--- Start Dataset content ---

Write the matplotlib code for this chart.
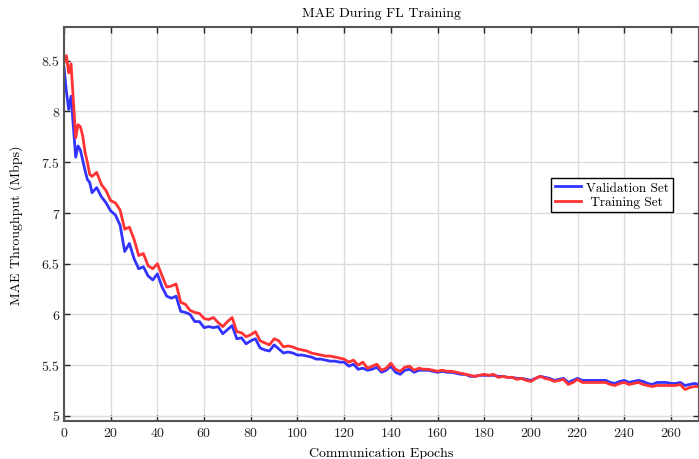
import numpy as np
import matplotlib
matplotlib.use("Agg")
import matplotlib.pyplot as plt
from matplotlib.ticker import FuncFormatter

# epochs (dense at the start, every 2 after)
epochs = list(range(0, 12)) + list(range(12, 273, 2))

val_mae = [8.43, 8.20, 8.02, 8.15, 7.85, 7.55, 7.66, 7.62, 7.52, 7.42, 7.33, 7.30,
           7.20, 7.25, 7.16, 7.10, 7.02, 6.98, 6.88, 6.62, 6.70, 6.55,
           6.45, 6.47, 6.38, 6.34, 6.40, 6.27, 6.18, 6.16, 6.18, 6.03,
           6.02, 6.00, 5.93, 5.93, 5.87, 5.88, 5.87, 5.88, 5.81, 5.85,
           5.89, 5.76, 5.77, 5.71, 5.74, 5.76, 5.67, 5.65, 5.64, 5.70,
           5.66, 5.62, 5.63, 5.62, 5.60, 5.60, 5.59, 5.58, 5.56, 5.56,
           5.55, 5.54, 5.54, 5.53, 5.53, 5.49, 5.51, 5.46, 5.47, 5.45,
           5.46, 5.48, 5.43, 5.45, 5.49, 5.43, 5.41, 5.45, 5.46, 5.43,
           5.45, 5.45, 5.45, 5.44, 5.43, 5.44, 5.43, 5.43, 5.42, 5.41,
           5.41, 5.39, 5.39, 5.40, 5.40, 5.40, 5.40, 5.39, 5.39, 5.38,
           5.38, 5.37, 5.37, 5.36, 5.35, 5.37, 5.39, 5.38, 5.37, 5.35,
           5.36, 5.37, 5.33, 5.35, 5.37, 5.35, 5.35, 5.35, 5.35, 5.35,
           5.35, 5.33, 5.32, 5.34, 5.35, 5.33, 5.34, 5.35, 5.34, 5.32,
           5.31, 5.33, 5.33, 5.33, 5.32, 5.32, 5.33, 5.30, 5.31, 5.32, 5.31]

train_mae = [8.48, 8.55, 8.38, 8.47, 8.10, 7.74, 7.87, 7.85, 7.76, 7.60, 7.50, 7.38,
             7.36, 7.40, 7.28, 7.22, 7.12, 7.10, 7.03, 6.84, 6.86, 6.74,
             6.58, 6.60, 6.48, 6.45, 6.50, 6.38, 6.27, 6.28, 6.30, 6.12,
             6.10, 6.04, 6.02, 6.01, 5.96, 5.95, 5.97, 5.92, 5.88, 5.93,
             5.97, 5.83, 5.82, 5.78, 5.80, 5.83, 5.74, 5.72, 5.70, 5.76,
             5.74, 5.68, 5.69, 5.68, 5.66, 5.65, 5.64, 5.62, 5.61, 5.60,
             5.59, 5.59, 5.58, 5.57, 5.56, 5.53, 5.55, 5.50, 5.53, 5.47,
             5.49, 5.51, 5.45, 5.47, 5.52, 5.46, 5.44, 5.48, 5.49, 5.45,
             5.47, 5.46, 5.46, 5.45, 5.44, 5.45, 5.44, 5.44, 5.43, 5.42,
             5.41, 5.40, 5.39, 5.40, 5.41, 5.40, 5.41, 5.38, 5.39, 5.38,
             5.38, 5.36, 5.37, 5.35, 5.34, 5.37, 5.39, 5.37, 5.36, 5.34,
             5.35, 5.36, 5.31, 5.33, 5.36, 5.33, 5.33, 5.33, 5.33, 5.33,
             5.33, 5.31, 5.30, 5.32, 5.33, 5.31, 5.32, 5.33, 5.31, 5.30,
             5.29, 5.30, 5.30, 5.30, 5.30, 5.30, 5.31, 5.26, 5.28, 5.29, 5.29]

plt.rcParams['font.family'] = 'serif'
plt.rcParams['font.serif'] = ['cmr10', 'DejaVu Serif']
plt.rcParams['mathtext.fontset'] = 'cm'
plt.rcParams['axes.formatter.use_mathtext'] = True

fig = plt.figure(figsize=(6.99, 4.60), dpi=100)
ax = fig.add_axes([0.0916, 0.0826, 0.9084, 0.856])

ax.plot(epochs, val_mae, color=(0.2, 0.2, 1.0), lw=2.0, label='Validation Set')
ax.plot(epochs, train_mae, color=(1.0, 0.2, 0.2), lw=2.0, label=' Training Set')

ax.set_xlim(0, 272)
ax.set_ylim(4.95, 8.83)
ax.set_xticks(range(0, 261, 20))
ax.set_yticks(np.arange(5, 8.51, 0.5))
ax.yaxis.set_major_formatter(FuncFormatter(lambda v, p: '%g' % v))

ax.grid(True, color='#dcdcdc', lw=1)
ax.set_axisbelow(True)
for s in ax.spines.values():
    s.set_color('#555555')
    s.set_linewidth(1.5)
ax.tick_params(direction='in', length=4, width=1, colors='#222222', top=True, right=True, labelsize=10)

ax.set_title('MAE During FL Training', fontsize=10, pad=8)
ax.set_xlabel('Communication Epochs', fontsize=10, labelpad=6)
ax.set_ylabel('MAE Throughput (Mbps)', fontsize=10, labelpad=13)

leg = ax.legend(loc='center', bbox_to_anchor=(0.863, 0.574), fancybox=False,
                edgecolor='black', framealpha=1, fontsize=9.5, handlelength=2.0,
                handletextpad=0.4, borderpad=0.3, labelspacing=0.15)
leg.get_frame().set_linewidth(1.0)

fig.savefig('out.png', dpi=100)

--- End Dataset content ---

*Exercise brief*
Skip the pictures and restate exactly the lines from the beginning of the listing to the line with "5.31, 5.32, 5.31]", that line included.

*Task response*
Write the matplotlib code for this chart.
import numpy as np
import matplotlib
matplotlib.use("Agg")
import matplotlib.pyplot as plt
from matplotlib.ticker import FuncFormatter

# epochs (dense at the start, every 2 after)
epochs = list(range(0, 12)) + list(range(12, 273, 2))

val_mae = [8.43, 8.20, 8.02, 8.15, 7.85, 7.55, 7.66, 7.62, 7.52, 7.42, 7.33, 7.30,
           7.20, 7.25, 7.16, 7.10, 7.02, 6.98, 6.88, 6.62, 6.70, 6.55,
           6.45, 6.47, 6.38, 6.34, 6.40, 6.27, 6.18, 6.16, 6.18, 6.03,
           6.02, 6.00, 5.93, 5.93, 5.87, 5.88, 5.87, 5.88, 5.81, 5.85,
           5.89, 5.76, 5.77, 5.71, 5.74, 5.76, 5.67, 5.65, 5.64, 5.70,
           5.66, 5.62, 5.63, 5.62, 5.60, 5.60, 5.59, 5.58, 5.56, 5.56,
           5.55, 5.54, 5.54, 5.53, 5.53, 5.49, 5.51, 5.46, 5.47, 5.45,
           5.46, 5.48, 5.43, 5.45, 5.49, 5.43, 5.41, 5.45, 5.46, 5.43,
           5.45, 5.45, 5.45, 5.44, 5.43, 5.44, 5.43, 5.43, 5.42, 5.41,
           5.41, 5.39, 5.39, 5.40, 5.40, 5.40, 5.40, 5.39, 5.39, 5.38,
           5.38, 5.37, 5.37, 5.36, 5.35, 5.37, 5.39, 5.38, 5.37, 5.35,
           5.36, 5.37, 5.33, 5.35, 5.37, 5.35, 5.35, 5.35, 5.35, 5.35,
           5.35, 5.33, 5.32, 5.34, 5.35, 5.33, 5.34, 5.35, 5.34, 5.32,
           5.31, 5.33, 5.33, 5.33, 5.32, 5.32, 5.33, 5.30, 5.31, 5.32, 5.31]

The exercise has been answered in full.